RxPONDER provided Category 1, Level A evidence that changed guidelines. Previously, many guidelines suggested chemotherapy for all node-positive patients. Following RxPONDER, NCCN and ASCO guidelines were updated to state that postmenopausal women with 1-3 positive nodes and RS 0-25 can safely omit chemotherapy (Strong Recommendation).
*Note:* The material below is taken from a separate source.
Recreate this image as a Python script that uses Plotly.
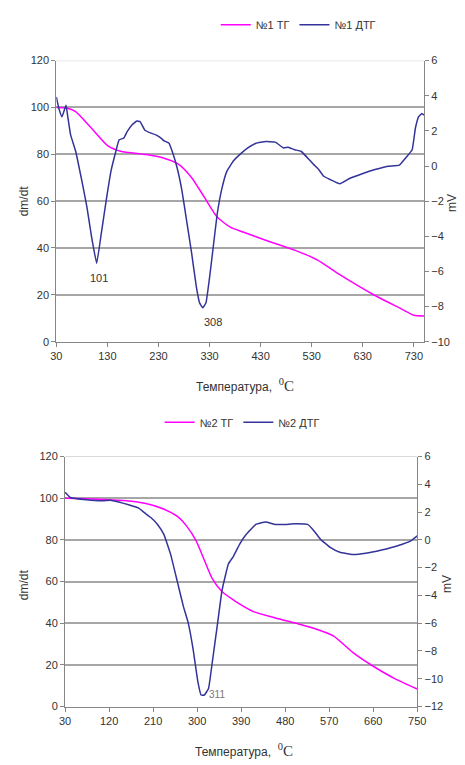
import plotly.graph_objects as go

# ---------- data: chart 1 ----------
t_tg1 = [30, 50, 67.8, 99, 131, 156, 206.5, 238, 269.5, 295, 320, 345, 370.5, 395.7,
         439.8, 496.5, 540.8, 585, 654, 704.6, 730, 750]
tg1 = [100, 99.8, 98.2, 91.1, 83.6, 81.3, 79.9, 78.5, 75.7, 70, 61.6, 53.2, 48.9, 46.8,
       43.3, 39.1, 34.9, 28.6, 19.7, 14.1, 11.3, 11]

t_dtg1 = [30, 35, 41, 49, 52, 58, 68, 80, 90, 99, 109, 118, 127.6, 137, 146.5, 153, 162,
          168.7, 178, 187.6, 194, 203, 212.7, 225, 235, 241, 250.6, 257, 266.5, 276, 285,
          295, 304, 310.5, 316.8, 323, 329.5, 335.7, 345, 354.6, 364, 377, 389, 405, 421,
          440, 458.7, 474.6, 484, 496.5, 509, 522, 534, 543.8, 553, 566, 585, 604, 629,
          654, 679.5, 701.6, 714, 726.7, 733, 739.5, 745.7, 750]
dtg1 = [3.93, 3.27, 2.8, 3.46, 2.9, 1.77, 0.83, -0.85, -2.35, -4.04, -5.54, -3.85, -1.97,
        -0.29, 0.83, 1.49, 1.59, 1.96, 2.34, 2.56, 2.53, 2.05, 1.9, 1.77, 1.59, 1.43, 1.3,
        0.83, -0.1, -1.41, -3.1, -4.98, -6.85, -7.79, -8.07, -7.79, -6.47, -4.98, -2.73,
        -1.23, -0.29, 0.3, 0.65, 1.03, 1.3, 1.4, 1.36, 1.03, 1.07, 0.93, 0.84, 0.46, 0.08,
        -0.2, -0.57, -0.77, -1.01, -0.71, -0.44, -0.2, -0.01, 0.05, 0.46, 0.93, 2.15, 2.81,
        2.99, 2.9]

x_ticks1 = [30, 130, 230, 330, 430, 530, 630, 730]

# ---------- data: chart 2 ----------
t_tg2 = [30, 74, 120, 160, 193, 226, 259, 278.6, 298, 315, 331, 351, 374, 384, 413.7,
         459.8, 506, 545.6, 578.5, 618, 657.6, 704, 750]
tg2 = [100, 99.7, 99.2, 98.7, 97.6, 95.3, 91.4, 86.6, 79.5, 70.1, 61.4, 55.1, 51.2, 49.6,
       45.7, 42.5, 39.7, 37, 33.9, 26, 19.7, 13.4, 8.4]

t_dtg2 = [30, 41, 74, 107, 123.5, 140, 160, 179.7, 192.8, 206, 219, 232, 245.6, 258.8,
          271.9, 281.8, 291.7, 301.6, 308, 314.8, 323.3, 331, 341, 351, 364, 374, 387,
          400.5, 420, 440, 459.8, 479.6, 499, 525.8, 539, 552, 572, 591.7, 618, 644.5,
          677, 710, 736.7, 750]
dtg2 = [3.43, 3.05, 2.88, 2.81, 2.86, 2.72, 2.53, 2.3, 1.94, 1.59, 1.11, 0.4, -1.01, -2.9,
        -4.79, -5.98, -7.86, -10.23, -11.17, -11.17, -10.7, -8.81, -6.21, -3.61, -1.72,
        -1.2, -0.3, 0.4, 1.11, 1.28, 1.11, 1.11, 1.16, 1.11, 0.64, 0.05, -0.54, -0.89,
        -1.06, -0.97, -0.73, -0.42, -0.07, 0.29]

x_ticks2 = [30, 120, 210, 300, 390, 480, 570, 660, 750]

# peak labels
peaks1 = [(113, 27, "101"), (337, 8.6, "308")]
peaks2 = [(341, 6, "311")]

W, H = 465, 765
MAG = "#FF00FF"
NAVY = "#333399"
FONT = "Liberation Sans, Arial, sans-serif"
TXT = "#333333"
AX = "#868686"
GRID = "#A6A6A6"


def px(v):
    return v / W


def py(v):
    return 1 - v / H


fig = go.Figure()
fig.add_trace(go.Scatter(x=t_tg1, y=tg1, name="№1 ТГ", mode="lines",
                         line=dict(color=MAG, width=1.5, shape="spline", smoothing=0.6),
                         xaxis="x", yaxis="y", legend="legend"))
fig.add_trace(go.Scatter(x=t_dtg1, y=dtg1, name="№1 ДТГ", mode="lines",
                         line=dict(color=NAVY, width=1.5, shape="spline", smoothing=0.3),
                         xaxis="x", yaxis="y2", legend="legend"))
fig.add_trace(go.Scatter(x=t_tg2, y=tg2, name="№2 ТГ", mode="lines",
                         line=dict(color=MAG, width=1.5, shape="spline", smoothing=0.6),
                         xaxis="x2", yaxis="y3", legend="legend2"))
fig.add_trace(go.Scatter(x=t_dtg2, y=dtg2, name="№2 ДТГ", mode="lines",
                         line=dict(color=NAVY, width=1.5, shape="spline", smoothing=0.3),
                         xaxis="x2", yaxis="y4", legend="legend2"))

tickfont = dict(family=FONT, size=11, color=TXT)
common_x = dict(showline=True, linecolor=AX, linewidth=1, ticks="outside", ticklen=4,
                tickcolor=AX, showgrid=False, zeroline=False, tickfont=tickfont)
common_yl = dict(showline=True, linecolor=AX, linewidth=1, ticks="outside", ticklen=4,
                 tickcolor=AX, showgrid=True, gridcolor=GRID, gridwidth=1.6, zeroline=False,
                 tickfont=tickfont)
common_yr = dict(showline=True, linecolor=AX, linewidth=1, ticks="outside", ticklen=4,
                 tickcolor=AX, showgrid=False, zeroline=False, tickfont=tickfont, side="right")

fig.update_layout(
    width=W, height=H,
    margin=dict(l=0, r=0, t=0, b=0),
    paper_bgcolor="white", plot_bgcolor="white",
    font=dict(family=FONT, color=TXT),
    xaxis=dict(common_x, domain=[px(52), px(432)], range=[30, 750], tickvals=x_ticks1,
               anchor="y"),
    yaxis=dict(common_yl, domain=[py(341), py(55.5)], range=[0, 120], dtick=20, anchor="x"),
    yaxis2=dict(common_yr, range=[-10, 6], dtick=2, overlaying="y", anchor="x"),
    xaxis2=dict(common_x, domain=[px(61), px(425)], range=[30, 750], tickvals=x_ticks2,
                anchor="y3"),
    yaxis3=dict(common_yl, domain=[py(711.7), py(457.7)], range=[0, 120], dtick=20,
                anchor="x2"),
    yaxis4=dict(common_yr, range=[-12, 6], dtick=2, overlaying="y3", anchor="x2"),
    legend=dict(orientation="h", x=px(302), xanchor="center", y=py(19), yanchor="middle",
                font=dict(family=FONT, size=11, color=TXT), bgcolor="rgba(0,0,0,0)",
                itemwidth=30, tracegroupgap=0),
    legend2=dict(orientation="h", x=px(244), xanchor="center", y=py(423), yanchor="middle",
                 font=dict(family=FONT, size=11, color=TXT), bgcolor="rgba(0,0,0,0)",
                 itemwidth=30, tracegroupgap=0),
    showlegend=True,
)

# top border line at 120 (thin, light)
fig.add_shape(type="line", xref="x domain", yref="y", x0=0, x1=1, y0=120, y1=120,
              line=dict(color="#B5B5B5", width=1))
fig.add_shape(type="line", xref="x2 domain", yref="y3", x0=0, x1=1, y0=120, y1=120,
              line=dict(color="#B5B5B5", width=1))

xtitle = ("Температура,  <span style='font-family:Liberation Serif, Times New Roman, serif;"
          "font-size:15px'><sup>0</sup>C</span>")
ann = []
ann.append(dict(text=xtitle, x=px(247), y=py(385), xref="paper", yref="paper",
                showarrow=False, font=dict(family=FONT, size=12, color=TXT),
                xanchor="center", yanchor="middle"))
ann.append(dict(text=xtitle, x=px(246), y=py(756), xref="paper", yref="paper",
                showarrow=False, font=dict(family=FONT, size=12, color=TXT),
                xanchor="center", yanchor="middle"))
for yc in (198, 588):
    ann.append(dict(text="dm/dt", x=px(18), y=py(yc), xref="paper", yref="paper",
                    showarrow=False, textangle=-90, font=dict(family=FONT, size=12, color=TXT),
                    xanchor="center", yanchor="middle"))
ann.append(dict(text="mV", x=px(461), y=py(200), xref="paper", yref="paper",
                showarrow=False, textangle=-90, font=dict(family=FONT, size=12, color=TXT),
                xanchor="center", yanchor="middle"))
ann.append(dict(text="mV", x=px(456), y=py(587), xref="paper", yref="paper",
                showarrow=False, textangle=-90, font=dict(family=FONT, size=12, color=TXT),
                xanchor="center", yanchor="middle"))
for tx, ty, lab in peaks1:
    ann.append(dict(text=lab, x=tx, y=ty, xref="x", yref="y", showarrow=False,
                    font=dict(family=FONT, size=11, color=TXT)))
for tx, ty, lab in peaks2:
    ann.append(dict(text=lab, x=tx, y=ty, xref="x2", yref="y3", showarrow=False,
                    font=dict(family=FONT, size=10, color="#777777")))
fig.update_layout(annotations=ann)

fig.write_html("out.html",
               config={"displayModeBar": False},
               post_script="document.body.style.margin='0px';"
                           "document.body.style.overflow='hidden';")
However, for premenopausal women with the same profile, chemotherapy is still recommended, as the trial failed to show that it could be safely omitted in this subgroup.

Clinical Landscape

Noteworthy Related Trials

1990

NSABP B-15 Trial

n = 2,177 · NEJM

Tested

Short-course chemotherapy (CMF)

Population

Node-positive, estrogen receptor-negative breast cancer patients

Comparator

Standard-course chemotherapy (Adriamycin/cyclophosphamide)

Endpoint

Disease-free survival

Key result: Adjuvant chemotherapy was shown to be highly effective in node-positive breast cancer, establishing the standard requirement for systemic treatment in this group.
2006

SWOG-8814 Trial

n = 1,477 · JCO

Tested

CAF (cyclophosphamide, doxorubicin, fluorouracil) chemotherapy followed by tamoxifen

Population

Postmenopausal, node-positive, ER-positive breast cancer patients

Comparator

Tamoxifen alone

Endpoint

Disease-free survival

Key result: Combined chemoendocrine therapy demonstrated superior outcomes compared to tamoxifen alone in postmenopausal, node-positive patients.
2018

TAILORx Trial

n = 10,273 · NEJM

Tested

21-gene recurrence score-guided chemotherapy plus endocrine therapy

Population

HR-positive, HER2-negative, node-negative breast cancer patients

Comparator

Endocrine therapy alone

Endpoint

Invasive disease-free survival

Key result: Chemotherapy provided no benefit in patients with a recurrence score of 11-25, establishing the utility of the assay in node-negative disease.